Often as we explored this with our clients it felt, to begin with, like something rather abstract and too easily regarded as a branding exercise in exposure to a market. But while organizational identity is often closely tied to brand, it’s in fact deeper and more about how the organization sees itself. The most commonly referenced definition of organizational identity is that describing it as those central, enduring and distinctive characteristics (“CED”, Albert & Whetten 1985) that, like our birth certificates, identify a unique entity. As an organization, it answers the question “Who are we?”. And these days, we thought it would be a topic most leadership groups and individuals might be struggling with quite naturally with physically distributed workforces.
Organizational Identity is important. It’s about character, personality and values and it is a foundational driver of culture. Organizational culture I heard described wonderfully just recently (briefly paraphrased here) as the behaviour that leads to decision making (Hilton Barbour, LinkedIN) and in organizations as in life, we need to be true to thyself. The anchor of good culture is a tangible, strong and clear identity that makes it easy to recognize when an organization might be acting ‘out of character’. A strong identity makes decision making much easier.

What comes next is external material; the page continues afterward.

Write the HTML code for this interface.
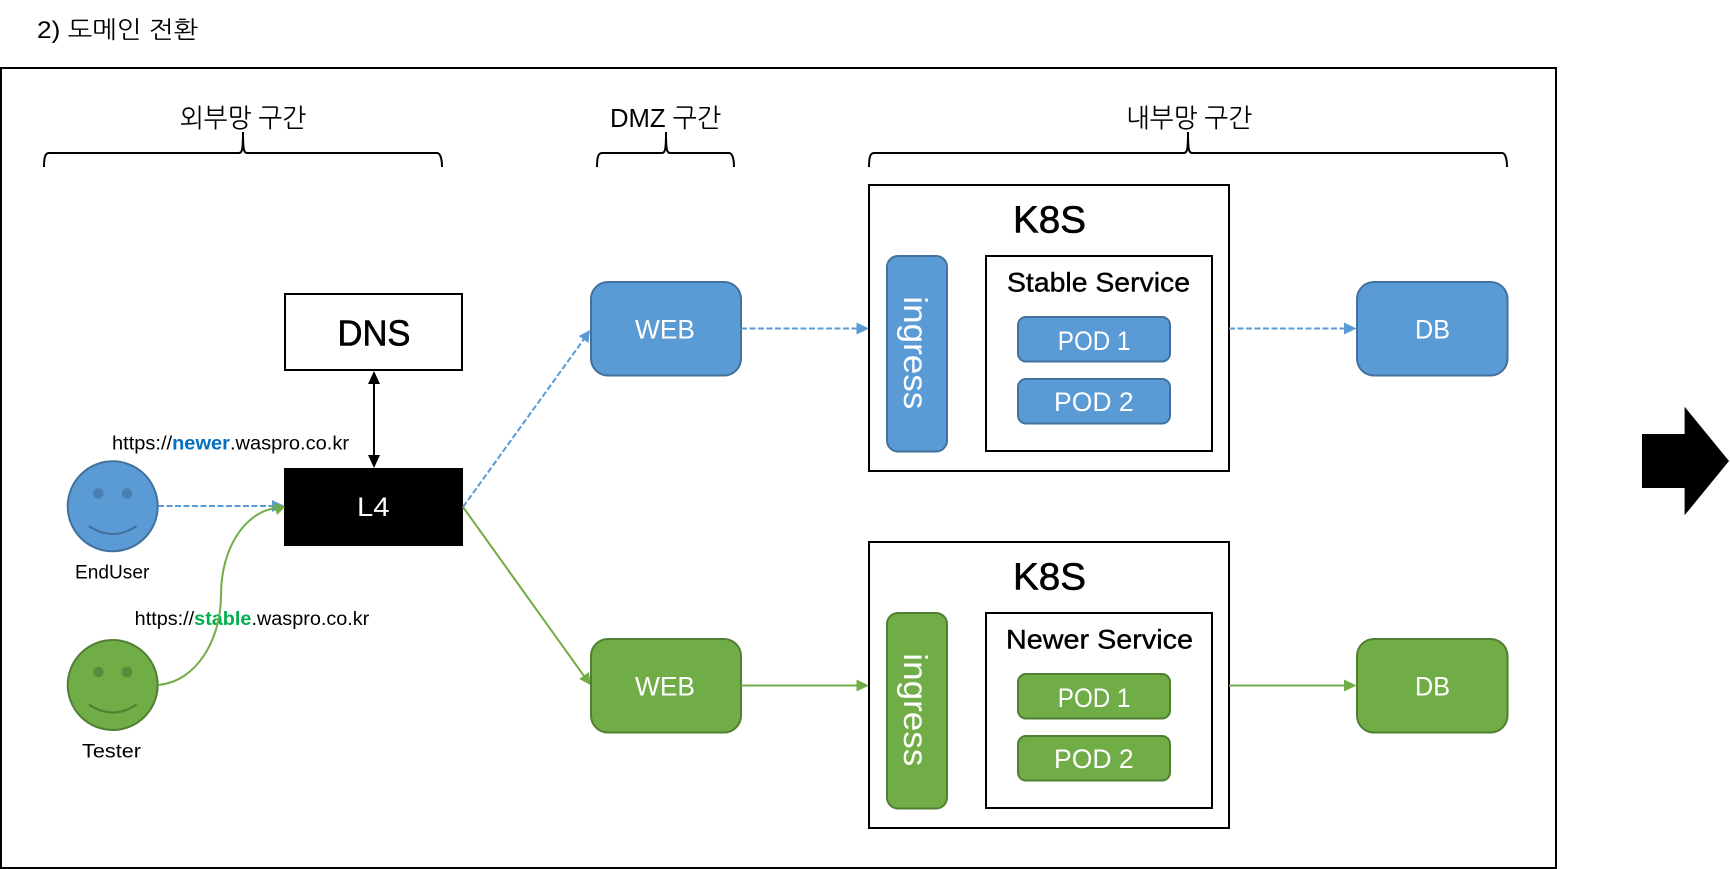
<!DOCTYPE html>
<html><head><meta charset="utf-8">
<style>
html,body{margin:0;padding:0;background:#fff;width:1730px;height:869px;overflow:hidden}
svg{display:block}
text{font-family:"Liberation Sans","NanumGothic","Noto Sans CJK KR",sans-serif;fill:#000}
.k{font-family:"Liberation Sans","NanumGothic","Noto Sans CJK KR",sans-serif}
.w{fill:#fff}
.hv{stroke:#000;stroke-width:.6}
.blue{fill:#5B9BD5;stroke:#41719C;stroke-width:2}
.green{fill:#70AD47;stroke:#507E32;stroke-width:2}
.box{fill:#fff;stroke:#000;stroke-width:2}
.brace{fill:none;stroke:#000;stroke-width:2}
.bl{stroke:#5B9BD5;stroke-width:2;stroke-dasharray:6 2.5;fill:none}
.gl{stroke:#70AD47;stroke-width:2;fill:none}
</style></head><body>
<svg width="1730" height="869" viewBox="0 0 1730 869" xmlns="http://www.w3.org/2000/svg">
<rect width="1730" height="869" fill="#fff"/>
<text class="k" x="37" y="38" font-size="24" textLength="161" lengthAdjust="spacingAndGlyphs">2) 도메인 전환</text>
<rect x="1" y="68" width="1555" height="800" fill="none" stroke="#000" stroke-width="2"/>

<!-- braces -->
<path class="brace" d="M44,167 C44,158 45,153 49,153 L239,153 C242,153 243,150 243,132 C243,150 244,153 247,153 L437,153 C440,153 442,158 442,167"/>
<path class="brace" d="M597,167 C597,158 598,153 602,153 L662,153 C665,153 666,150 666,132 C666,150 667,153 670,153 L729,153 C732,153 734,158 734,167"/>
<path class="brace" d="M869,167 C869,158 870,153 874,153 L1184,153 C1187,153 1188,150 1188,132 C1188,150 1189,153 1192,153 L1502,153 C1505,153 1507,158 1507,167"/>
<text class="k" x="180" y="127" font-size="26" textLength="126" lengthAdjust="spacingAndGlyphs">외부망 구간</text>
<text class="k" x="610" y="127" font-size="26" textLength="111" lengthAdjust="spacingAndGlyphs">DMZ 구간</text>
<text class="k" x="1126" y="127" font-size="26" textLength="126" lengthAdjust="spacingAndGlyphs">내부망 구간</text>

<!-- DNS / L4 -->
<rect class="box" x="285" y="294" width="177" height="76"/>
<text class="hv" x="337.5" y="345.7" font-size="36" textLength="73" lengthAdjust="spacingAndGlyphs">DNS</text>
<rect x="284" y="468" width="179" height="78" fill="#000"/>
<text class="w" x="357" y="516" font-size="27" textLength="32.6" lengthAdjust="spacingAndGlyphs">L4</text>
<line x1="374" y1="382" x2="374" y2="456" stroke="#000" stroke-width="2"/>
<polygon points="374,371 368,384 380,384" fill="#000"/>
<polygon points="374,468 368,455 380,455" fill="#000"/>

<!-- URLs -->
<text x="112" y="449.3" font-size="19" textLength="237" lengthAdjust="spacingAndGlyphs">https://<tspan style="fill:#0070C0;font-weight:bold">newer</tspan>.waspro.co.kr</text>
<text x="134.7" y="625" font-size="19" textLength="234.6" lengthAdjust="spacingAndGlyphs">https://<tspan style="fill:#00B050;font-weight:bold">stable</tspan>.waspro.co.kr</text>

<!-- faces -->
<ellipse class="blue" cx="112.7" cy="506.3" rx="45" ry="45"/>
<circle cx="98.4" cy="493.5" r="5.3" fill="#4A7FAF"/>
<circle cx="127" cy="493.5" r="5.3" fill="#4A7FAF"/>
<path d="M88.8,526 Q112.7,542 136.6,526" fill="none" stroke="#41719C" stroke-width="2"/>
<text x="75" y="578.3" font-size="19" textLength="74.3" lengthAdjust="spacingAndGlyphs">EndUser</text>
<ellipse class="green" cx="112.7" cy="685" rx="45" ry="45"/>
<circle cx="98.4" cy="672" r="5.3" fill="#5A8B3A"/>
<circle cx="127" cy="672" r="5.3" fill="#5A8B3A"/>
<path d="M88.8,704.5 Q112.7,720.5 136.6,704.5" fill="none" stroke="#507E32" stroke-width="2"/>
<text x="82" y="757.3" font-size="19" textLength="59" lengthAdjust="spacingAndGlyphs">Tester</text>

<!-- connectors from faces -->
<line class="bl" x1="158" y1="506" x2="274" y2="506"/>
<polygon points="284.5,506 272,500 272,512" fill="#5B9BD5"/>
<path class="gl" d="M158,685 C196,682 221,640 221,595 C221,548 245,512 276,508"/>
<polygon points="285,507 273.5,503 277,515" fill="#70AD47"/>

<!-- L4 to WEB -->
<line class="bl" x1="463" y1="507" x2="584" y2="339"/>
<polygon points="590,330 588.5,343 578.7,336" fill="#5B9BD5"/>
<line class="gl" x1="463" y1="507" x2="584" y2="676"/>
<polygon points="590.5,685 589,672 579.2,679" fill="#70AD47"/>

<!-- top row -->
<rect class="blue" x="591" y="282" width="150" height="93.5" rx="17"/>
<text class="w" x="635" y="338.3" font-size="27" textLength="60" lengthAdjust="spacingAndGlyphs">WEB</text>
<line class="bl" x1="741" y1="328.5" x2="858" y2="328.5"/>
<polygon points="869,328.5 856.5,322.5 856.5,334.5" fill="#5B9BD5"/>
<rect class="box" x="869" y="185" width="360" height="286"/>
<text class="hv" x="1013" y="232.3" font-size="38" textLength="73" lengthAdjust="spacingAndGlyphs">K8S</text>
<rect class="blue" x="887" y="256" width="60" height="195.5" rx="11"/>
<text class="w" transform="translate(904,296.3) rotate(90)" x="0" y="0" font-size="33" textLength="113" lengthAdjust="spacingAndGlyphs">ingress</text>
<rect class="box" x="986" y="256" width="226" height="195"/>
<text class="hv" style="stroke-width:.4" x="1007" y="291.7" font-size="27" textLength="183" lengthAdjust="spacingAndGlyphs">Stable Service</text>
<rect class="blue" x="1018" y="317" width="152" height="44.5" rx="8"/>
<text class="w" x="1057.8" y="350" font-size="27" textLength="72.7" lengthAdjust="spacingAndGlyphs">POD 1</text>
<rect class="blue" x="1018" y="379" width="152" height="44.5" rx="8"/>
<text class="w" x="1054" y="411" font-size="27" textLength="79.6" lengthAdjust="spacingAndGlyphs">POD 2</text>
<line class="bl" x1="1229" y1="328.5" x2="1346" y2="328.5"/>
<polygon points="1356.5,328.5 1344,322.5 1344,334.5" fill="#5B9BD5"/>
<rect class="blue" x="1357" y="282" width="150.5" height="93.5" rx="17"/>
<text class="w" x="1415" y="338.3" font-size="27" textLength="35" lengthAdjust="spacingAndGlyphs">DB</text>

<!-- bottom row -->
<rect class="green" x="591" y="639" width="150" height="93.5" rx="17"/>
<text class="w" x="635" y="695.3" font-size="27" textLength="60" lengthAdjust="spacingAndGlyphs">WEB</text>
<line class="gl" x1="741" y1="685.5" x2="858" y2="685.5"/>
<polygon points="869,685.5 856.5,679.5 856.5,691.5" fill="#70AD47"/>
<rect class="box" x="869" y="542" width="360" height="286"/>
<text class="hv" x="1013" y="589.3" font-size="38" textLength="73" lengthAdjust="spacingAndGlyphs">K8S</text>
<rect class="green" x="887" y="613" width="60" height="195.5" rx="11"/>
<text class="w" transform="translate(904,653.3) rotate(90)" x="0" y="0" font-size="33" textLength="113" lengthAdjust="spacingAndGlyphs">ingress</text>
<rect class="box" x="986" y="613" width="226" height="195"/>
<text class="hv" style="stroke-width:.4" x="1006" y="648.7" font-size="27" textLength="187" lengthAdjust="spacingAndGlyphs">Newer Service</text>
<rect class="green" x="1018" y="674" width="152" height="44.5" rx="8"/>
<text class="w" x="1057.8" y="707" font-size="27" textLength="72.7" lengthAdjust="spacingAndGlyphs">POD 1</text>
<rect class="green" x="1018" y="736" width="152" height="44.5" rx="8"/>
<text class="w" x="1054" y="768" font-size="27" textLength="79.6" lengthAdjust="spacingAndGlyphs">POD 2</text>
<line class="gl" x1="1229" y1="685.5" x2="1346" y2="685.5"/>
<polygon points="1356.5,685.5 1344,679.5 1344,691.5" fill="#70AD47"/>
<rect class="green" x="1357" y="639" width="150.5" height="93.5" rx="17"/>
<text class="w" x="1415" y="695.3" font-size="27" textLength="35" lengthAdjust="spacingAndGlyphs">DB</text>

<!-- big arrow -->
<polygon points="1642,434 1684.6,434 1684.6,406.7 1729,461 1684.6,515.3 1684.6,488 1642,488" fill="#000"/>
</svg>
</body></html>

The thing about organizations is that they are made up of multiple human beings and while there are of course lots of ways to express identity, one of the primary ways is with visual queues in a workspace. So how do we establish, develop and sustain a strong identity when we’re spread out physically all over the map and we are far less connected naturally to an identity that was previously realized mostly through sharing organic social and collaborative time together? It seems that organizational identity might be getting a bit blurry these days…
If you are an organizational leader and have a strong organizational identity what are you doing to sustain that identity? Even if the answer is unclear, it’s an important and timely question to ask.